WRITTEN PROBLEM:
Leave the pictures out and copy exactly the lines from the line containing "Give me the" to the line containing "import * as", both lines included.

PROVIDED DATA:
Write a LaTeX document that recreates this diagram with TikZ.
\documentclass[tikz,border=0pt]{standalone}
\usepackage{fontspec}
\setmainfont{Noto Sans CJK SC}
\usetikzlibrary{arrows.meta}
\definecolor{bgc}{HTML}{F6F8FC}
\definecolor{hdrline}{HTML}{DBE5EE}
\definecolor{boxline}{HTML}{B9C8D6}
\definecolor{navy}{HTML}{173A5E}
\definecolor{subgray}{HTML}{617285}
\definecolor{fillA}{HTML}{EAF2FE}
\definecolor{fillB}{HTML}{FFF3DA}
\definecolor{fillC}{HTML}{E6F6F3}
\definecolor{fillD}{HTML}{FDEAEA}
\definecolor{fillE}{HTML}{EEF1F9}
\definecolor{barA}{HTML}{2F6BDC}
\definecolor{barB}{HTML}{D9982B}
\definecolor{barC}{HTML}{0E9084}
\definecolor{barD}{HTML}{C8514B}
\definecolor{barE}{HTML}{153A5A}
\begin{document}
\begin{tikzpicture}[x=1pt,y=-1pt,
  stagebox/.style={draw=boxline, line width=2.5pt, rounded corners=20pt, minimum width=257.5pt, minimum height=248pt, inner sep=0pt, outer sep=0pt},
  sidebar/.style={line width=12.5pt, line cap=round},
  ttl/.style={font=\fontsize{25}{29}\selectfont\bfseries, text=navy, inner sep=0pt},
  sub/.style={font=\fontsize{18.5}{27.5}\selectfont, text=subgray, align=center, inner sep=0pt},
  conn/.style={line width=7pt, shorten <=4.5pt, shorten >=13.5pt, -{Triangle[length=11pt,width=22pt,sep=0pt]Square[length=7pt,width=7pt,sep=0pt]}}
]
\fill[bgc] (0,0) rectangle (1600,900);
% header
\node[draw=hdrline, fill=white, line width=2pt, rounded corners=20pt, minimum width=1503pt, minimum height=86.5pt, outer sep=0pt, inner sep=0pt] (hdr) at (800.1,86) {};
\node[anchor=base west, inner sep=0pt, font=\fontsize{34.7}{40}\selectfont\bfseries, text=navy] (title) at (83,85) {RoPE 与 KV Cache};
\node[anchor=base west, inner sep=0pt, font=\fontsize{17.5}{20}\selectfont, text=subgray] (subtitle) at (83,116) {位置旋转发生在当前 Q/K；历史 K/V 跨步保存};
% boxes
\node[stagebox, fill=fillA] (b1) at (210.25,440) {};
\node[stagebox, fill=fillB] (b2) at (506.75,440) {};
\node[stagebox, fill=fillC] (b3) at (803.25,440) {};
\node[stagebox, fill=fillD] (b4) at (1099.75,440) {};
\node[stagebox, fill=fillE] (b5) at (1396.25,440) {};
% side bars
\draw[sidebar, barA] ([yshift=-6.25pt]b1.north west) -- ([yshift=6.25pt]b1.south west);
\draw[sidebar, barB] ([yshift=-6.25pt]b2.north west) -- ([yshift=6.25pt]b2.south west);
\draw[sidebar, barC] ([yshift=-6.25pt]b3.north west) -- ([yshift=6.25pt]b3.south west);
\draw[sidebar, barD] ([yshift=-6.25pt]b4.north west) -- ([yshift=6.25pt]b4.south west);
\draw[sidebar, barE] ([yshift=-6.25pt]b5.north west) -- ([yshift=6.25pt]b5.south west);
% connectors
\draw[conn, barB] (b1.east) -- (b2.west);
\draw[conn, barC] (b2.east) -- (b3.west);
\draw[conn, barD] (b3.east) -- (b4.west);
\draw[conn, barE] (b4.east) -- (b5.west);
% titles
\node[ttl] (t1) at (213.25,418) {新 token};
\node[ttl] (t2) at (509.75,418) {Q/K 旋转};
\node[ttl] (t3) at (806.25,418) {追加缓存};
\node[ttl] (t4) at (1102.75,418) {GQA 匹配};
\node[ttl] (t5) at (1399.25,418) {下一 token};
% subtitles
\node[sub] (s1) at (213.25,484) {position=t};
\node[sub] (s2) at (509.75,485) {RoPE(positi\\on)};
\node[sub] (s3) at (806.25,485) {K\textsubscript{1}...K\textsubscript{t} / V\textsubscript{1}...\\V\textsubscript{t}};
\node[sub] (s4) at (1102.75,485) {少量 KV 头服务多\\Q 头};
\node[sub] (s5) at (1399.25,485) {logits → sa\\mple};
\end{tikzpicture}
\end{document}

--

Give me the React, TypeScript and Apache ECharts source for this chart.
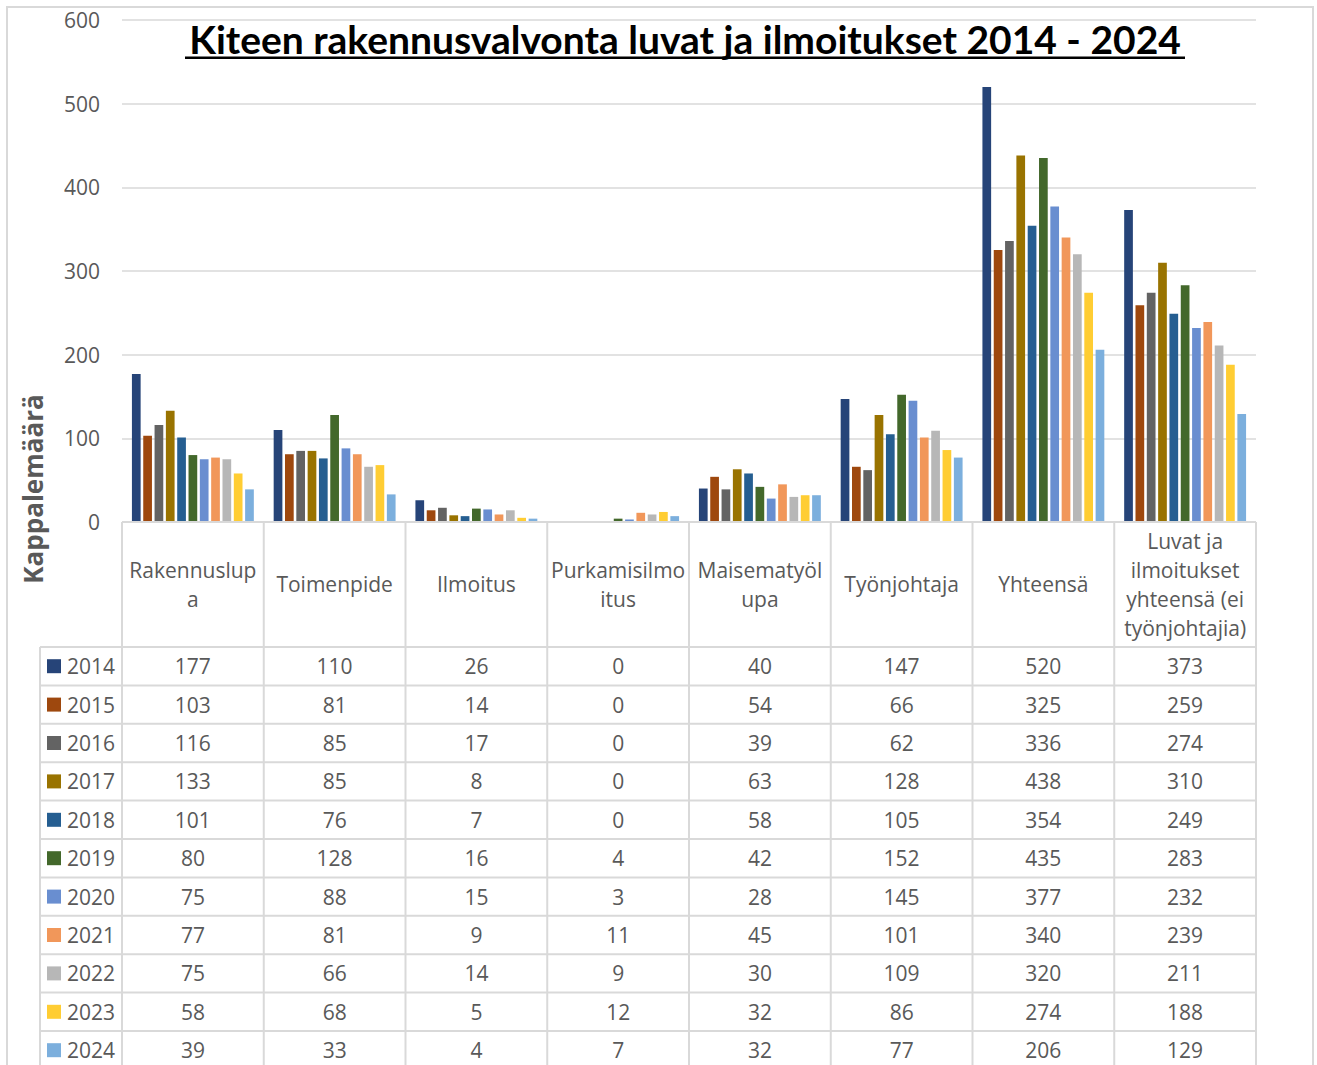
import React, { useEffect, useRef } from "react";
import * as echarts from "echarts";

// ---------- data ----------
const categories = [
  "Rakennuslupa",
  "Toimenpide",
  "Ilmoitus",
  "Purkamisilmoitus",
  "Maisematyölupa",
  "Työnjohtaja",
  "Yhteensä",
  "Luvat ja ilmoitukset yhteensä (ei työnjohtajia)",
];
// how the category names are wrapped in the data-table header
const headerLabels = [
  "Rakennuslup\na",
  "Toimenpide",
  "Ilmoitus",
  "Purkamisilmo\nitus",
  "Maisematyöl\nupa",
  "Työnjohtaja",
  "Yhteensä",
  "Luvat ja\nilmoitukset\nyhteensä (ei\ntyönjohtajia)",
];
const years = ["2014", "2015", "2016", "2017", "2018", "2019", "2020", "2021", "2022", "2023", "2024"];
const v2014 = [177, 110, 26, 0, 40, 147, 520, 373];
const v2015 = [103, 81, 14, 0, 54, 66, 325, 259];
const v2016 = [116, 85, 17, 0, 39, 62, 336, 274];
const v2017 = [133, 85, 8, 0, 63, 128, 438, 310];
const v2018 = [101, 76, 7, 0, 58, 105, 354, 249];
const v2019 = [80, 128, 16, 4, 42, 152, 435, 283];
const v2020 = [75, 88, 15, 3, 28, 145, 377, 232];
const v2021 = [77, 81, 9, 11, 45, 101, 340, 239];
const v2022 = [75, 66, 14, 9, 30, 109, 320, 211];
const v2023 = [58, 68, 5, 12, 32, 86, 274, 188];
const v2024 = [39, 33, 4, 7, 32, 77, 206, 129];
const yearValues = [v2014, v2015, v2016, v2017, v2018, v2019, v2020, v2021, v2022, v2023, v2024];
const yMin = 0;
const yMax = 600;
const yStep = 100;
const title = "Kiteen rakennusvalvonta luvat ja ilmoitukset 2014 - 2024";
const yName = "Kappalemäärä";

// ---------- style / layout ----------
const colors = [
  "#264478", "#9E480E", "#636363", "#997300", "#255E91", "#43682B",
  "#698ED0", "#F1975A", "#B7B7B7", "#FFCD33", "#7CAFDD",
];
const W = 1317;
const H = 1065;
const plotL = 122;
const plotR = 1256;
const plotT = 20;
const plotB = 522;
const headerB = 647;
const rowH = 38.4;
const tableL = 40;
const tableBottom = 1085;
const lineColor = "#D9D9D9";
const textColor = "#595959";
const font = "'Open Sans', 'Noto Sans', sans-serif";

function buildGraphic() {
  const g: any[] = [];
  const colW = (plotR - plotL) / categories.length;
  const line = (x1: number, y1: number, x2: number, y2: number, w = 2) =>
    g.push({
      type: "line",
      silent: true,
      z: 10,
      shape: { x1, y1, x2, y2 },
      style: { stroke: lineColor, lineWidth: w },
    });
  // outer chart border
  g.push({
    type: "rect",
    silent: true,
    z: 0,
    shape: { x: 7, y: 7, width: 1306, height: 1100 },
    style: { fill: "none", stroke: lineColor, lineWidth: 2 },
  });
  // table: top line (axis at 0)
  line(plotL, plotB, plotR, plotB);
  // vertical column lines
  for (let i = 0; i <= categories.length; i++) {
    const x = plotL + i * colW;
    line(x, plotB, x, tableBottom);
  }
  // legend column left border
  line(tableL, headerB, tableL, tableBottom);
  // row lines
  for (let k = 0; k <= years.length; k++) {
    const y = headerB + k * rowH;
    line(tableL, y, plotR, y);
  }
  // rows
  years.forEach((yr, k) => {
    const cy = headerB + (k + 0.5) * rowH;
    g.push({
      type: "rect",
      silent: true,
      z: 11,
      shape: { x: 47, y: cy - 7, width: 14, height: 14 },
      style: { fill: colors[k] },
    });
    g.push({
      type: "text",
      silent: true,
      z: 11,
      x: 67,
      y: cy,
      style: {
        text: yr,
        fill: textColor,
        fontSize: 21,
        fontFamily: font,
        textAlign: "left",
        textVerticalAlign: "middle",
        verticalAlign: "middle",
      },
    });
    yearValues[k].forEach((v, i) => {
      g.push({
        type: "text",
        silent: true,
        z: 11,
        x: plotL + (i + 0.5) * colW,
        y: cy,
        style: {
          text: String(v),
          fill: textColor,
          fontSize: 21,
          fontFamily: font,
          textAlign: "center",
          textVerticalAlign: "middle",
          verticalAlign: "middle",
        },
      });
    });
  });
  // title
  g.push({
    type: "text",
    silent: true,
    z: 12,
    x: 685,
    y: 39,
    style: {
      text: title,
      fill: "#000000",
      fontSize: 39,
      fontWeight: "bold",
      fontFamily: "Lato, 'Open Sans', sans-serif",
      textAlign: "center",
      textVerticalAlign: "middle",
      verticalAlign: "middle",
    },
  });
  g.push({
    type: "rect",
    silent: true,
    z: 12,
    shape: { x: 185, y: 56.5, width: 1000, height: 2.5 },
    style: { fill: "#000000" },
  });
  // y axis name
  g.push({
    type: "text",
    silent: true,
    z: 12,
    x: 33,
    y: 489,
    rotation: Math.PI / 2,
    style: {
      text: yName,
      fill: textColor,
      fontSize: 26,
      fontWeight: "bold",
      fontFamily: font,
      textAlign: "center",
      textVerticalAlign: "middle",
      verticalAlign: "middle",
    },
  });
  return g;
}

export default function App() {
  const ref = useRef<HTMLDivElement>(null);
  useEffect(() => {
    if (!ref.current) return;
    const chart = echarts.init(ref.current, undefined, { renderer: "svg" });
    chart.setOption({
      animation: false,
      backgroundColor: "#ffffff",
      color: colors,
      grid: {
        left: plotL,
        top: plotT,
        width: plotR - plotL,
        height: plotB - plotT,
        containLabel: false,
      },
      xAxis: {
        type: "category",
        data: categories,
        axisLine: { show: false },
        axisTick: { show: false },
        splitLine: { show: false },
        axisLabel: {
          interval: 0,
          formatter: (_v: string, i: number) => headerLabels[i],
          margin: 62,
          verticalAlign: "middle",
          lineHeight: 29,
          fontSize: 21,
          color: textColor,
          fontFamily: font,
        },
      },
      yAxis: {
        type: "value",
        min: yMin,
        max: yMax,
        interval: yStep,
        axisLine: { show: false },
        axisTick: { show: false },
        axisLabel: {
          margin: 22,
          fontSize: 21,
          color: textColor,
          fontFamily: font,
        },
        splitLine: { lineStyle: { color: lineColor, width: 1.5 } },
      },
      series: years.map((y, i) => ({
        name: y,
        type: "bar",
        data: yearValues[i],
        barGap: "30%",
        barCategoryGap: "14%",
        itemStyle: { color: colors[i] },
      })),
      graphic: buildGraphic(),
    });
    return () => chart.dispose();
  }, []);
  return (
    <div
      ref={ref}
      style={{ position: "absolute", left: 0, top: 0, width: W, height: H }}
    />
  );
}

EXPECTED ANSWER:
Give me the React, TypeScript and Apache ECharts source for this chart.
import React, { useEffect, useRef } from "react";
import * as echarts from "echarts";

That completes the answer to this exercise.